LE GÉNÉRAL STHERBATCHOV. — La cause de tous les faits qu’on vient de vous exposer — c’est l’ignorance de la masse. Évidemment, si notre peuple manque d’instruction, ce n’est pas sa faute. La responsabilité en incombe entièrement à l’ancien gouvernement qui tranchait les questions d’éducation populaire selon les vues du ministère de l’Intérieur. Néanmoins, nous sommes obligés de tenir compte des faits suivants : la foule ne comprend pas le sérieux de la situation, elle défigure les vérités les plus simples.

Si nous voulons éviter l’écroulement de la Russie, nous devons continuer la guerre, nous devons prendre l’offensive. Ou bien nous nous heurterons à cette chose inouïe : les soldats de la Russie opprimée ont combattu en héros ; mais, après avoir renversé un gouvernement qui se préparait à signer une paix honteuse, les citoyens de la Russie libre ne veulent plus se battre pour défendre leur liberté : c’est étrange, c’est incroyable, c’est incompréhensible — mais cela est.

La discipline a disparu : voilà la cause du phénomène. Les chefs n’inspirent aucune confiance. Pour beaucoup le mot de Patrie est vide de sens.

Cette situation est douloureuse. Elle l’est particulièrement sur le front de Roumanie. La guerre y est plus dure que sur les autres fronts. En outre, la conjoncture politique y est infiniment moins nette.

Le théâtre des hostilités, c’est la montagne. Les hommes de la plaine y éprouvent un pesant ennui. On entend souvent réclamer : « Emmenez-nous ! Assez de ces sacrées montagnes ! » Le ravitaillement est difficile parce qu’on ne dispose que d’une seule voie ferrée. Et cela augmente le mécontentement. Nous luttons sur le territoire roumain : on en conclut que c’est « pour la Roumanie ! » ce qui n’excite aucun enthousiasme. L’attitude des paysans roumains n’est pas toujours bienveillante : ils refusent, déclarent nos soldats, d’aider ceux qui se battent pour eux. Souvent des disputes éclatent : elles s’enveniment parce que beaucoup de Roumains nous croient responsables des défaites qu’ils ont essuyées et qui les ont privés d’une grande partie de leur territoire et de leurs biens.

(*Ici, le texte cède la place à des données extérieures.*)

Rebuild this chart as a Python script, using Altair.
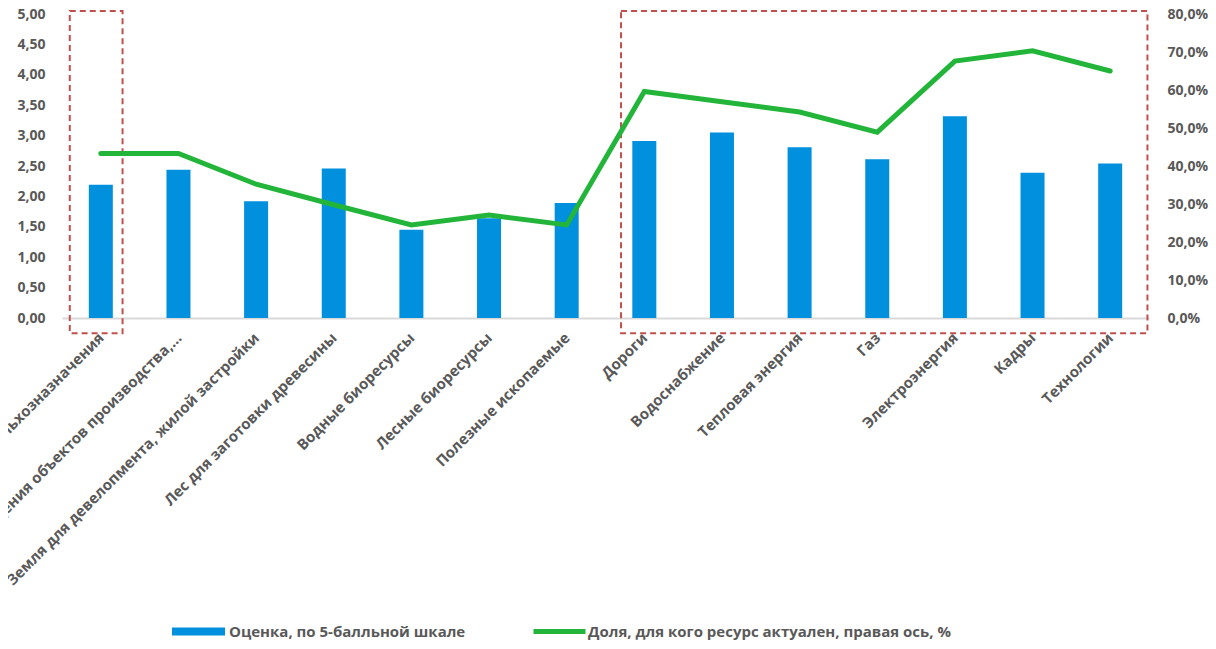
import json
import altair as alt
import pandas as pd

categories = [
    "Земля сельхозназначения",
    "Земля для размещения объектов производства,…",
    "Земля для девелопмента, жилой застройки",
    "Лес для заготовки древесины",
    "Водные биоресурсы",
    "Лесные биоресурсы",
    "Полезные ископаемые",
    "Дороги",
    "Водоснабжение",
    "Тепловая энергия",
    "Газ",
    "Электроэнергия",
    "Кадры",
    "Технологии",
]
scores = [2.19, 2.44, 1.92, 2.46, 1.45, 1.64, 1.89, 2.91, 3.05, 2.81, 2.61, 3.32, 2.39, 2.54]
shares = [43.3, 43.3, 35.2, 29.8, 24.5, 27.1, 24.5, 59.6, 56.9, 54.2, 48.9, 67.6, 70.3, 65.0]

bar_label = "Оценка, по 5-балльной шкале"
line_label = "Доля, для кого ресурс актуален, правая ось, %"

# highlight boxes (in category-index / score units)
box_x_start = [-0.40, 6.70]
box_x_end = [0.28, 13.48]
box_y_low = [-0.25, -0.25]
box_y_high = [5.05, 5.05]

left_ticks = [0, 0.5, 1, 1.5, 2, 2.5, 3, 3.5, 4, 4.5, 5]
right_ticks = [0, 10, 20, 30, 40, 50, 60, 70, 80]

BLUE = "#0090de"
GREEN = "#22b53a"
RED = "#c0504d"
GRAY = "#595959"
FONT = "Open Sans"

df = pd.DataFrame({
    "idx": list(range(len(categories))),
    "cat": categories,
    "score": scores,
    "share": shares,
    "s_bar": bar_label,
    "s_line": line_label,
})
boxes = pd.DataFrame({"x1": box_x_start, "x2": box_x_end, "y1": box_y_low, "y2": box_y_high})

x_scale = alt.Scale(domain=[-0.5, len(categories) - 0.5], nice=False, zero=False, padding=0)
x_axis = alt.Axis(
    values=list(range(len(categories))),
    labelExpr=json.dumps(categories, ensure_ascii=False) + "[datum.value]",
    labelAngle=-45, labelAlign="right", labelBaseline="middle",
    labelPadding=17, labelFont=FONT, labelFontSize=15, labelFontWeight="bold",
    labelColor=GRAY, labelOverlap=False, labelLimit=0, labelFlush=False,
    ticks=False, grid=False, domainColor="#d9d9d9", domainWidth=2, title=None,
)
y_left_axis = alt.Axis(
    values=left_ticks, labelExpr="replace(format(datum.value, '.2f'), '.', ',')",
    labelFont=FONT, labelFontSize=14, labelFontWeight="bold", labelColor=GRAY,
    labelPadding=17, ticks=False, domain=False, grid=False, title=None,
)
y_left_scale = alt.Scale(domain=[0, 5], nice=False, padding=0)

base = alt.Chart(df)

bars = base.mark_bar(size=24).encode(
    x=alt.X("idx:Q", scale=x_scale, axis=x_axis),
    y=alt.Y("score:Q", scale=y_left_scale, axis=y_left_axis),
    color=alt.Color("s_bar:N", scale=alt.Scale(domain=[bar_label], range=[BLUE]),
                    legend=alt.Legend(
                        title=None, orient="none", legendX=110, legendY=591,
                        symbolType="M-1,-0.15H1V0.15H-1Z", symbolSize=2809,
                        symbolStrokeWidth=0, padding=0, labelLimit=500,
                        labelFont=FONT, labelFontSize=15, labelFontWeight="bold",
                        labelColor=GRAY, labelOffset=4)),
)

box_layer = alt.Chart(boxes).mark_rect(
    fill=None, stroke=RED, strokeWidth=2, strokeDash=[6, 4], fillOpacity=0
).encode(
    x=alt.X("x1:Q", scale=x_scale, axis=x_axis),
    x2="x2:Q",
    y=alt.Y("y1:Q", scale=y_left_scale, axis=y_left_axis),
    y2="y2:Q",
)

line = base.mark_line(strokeWidth=5, strokeCap="round", strokeJoin="miter").encode(
    x=alt.X("idx:Q", scale=x_scale, axis=x_axis),
    y=alt.Y("share:Q", scale=alt.Scale(domain=[0, 80], nice=False, padding=0),
            axis=alt.Axis(values=right_ticks, orient="right",
                          labelExpr="replace(format(datum.value, '.1f'), '.', ',') + '%'",
                          labelFont=FONT, labelFontSize=14, labelFontWeight="bold",
                          labelColor=GRAY, labelPadding=18, ticks=False, domain=False,
                          grid=False, title=None)),
    stroke=alt.Stroke("s_line:N", scale=alt.Scale(domain=[line_label], range=[GREEN]),
                      legend=alt.Legend(
                          title=None, orient="none", legendX=469, legendY=589,
                          symbolType="stroke", symbolSize=2704, symbolStrokeWidth=5,
                          padding=0, labelLimit=500, labelFont=FONT, labelFontSize=15,
                          labelFontWeight="bold", labelColor=GRAY, labelOffset=0)),
)

left = alt.layer(bars, box_layer)
chart = alt.layer(left, line).resolve_scale(y="independent").properties(
    width=1087, height=304,
    autosize=alt.AutoSizeParams(type="none"),
    padding={"left": 54, "top": 6, "right": 59, "bottom": 323},
).configure_view(stroke=None)

chart.save("out.html", embed_options={"renderer": "svg", "actions": False})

Le gouvernement roumain et les représentants des alliés connaissent et escomptent l’agitation qui règne dans notre armée. Leurs sentiments ne sont plus les mêmes. Je vois bien qu’il y a du froid entre eux et nous. On n’a plus pour nous le même respect qu’autrefois. On ne croit plus à la vigueur de l’armée russe.

Je défends encore mon autorité — mais si la décomposition de l’armée ne s’arrête pas, nous perdrons nos alliés et nous nous en ferons même des ennemis. La paix se fera à nos dépens : voilà ce qui nous menace.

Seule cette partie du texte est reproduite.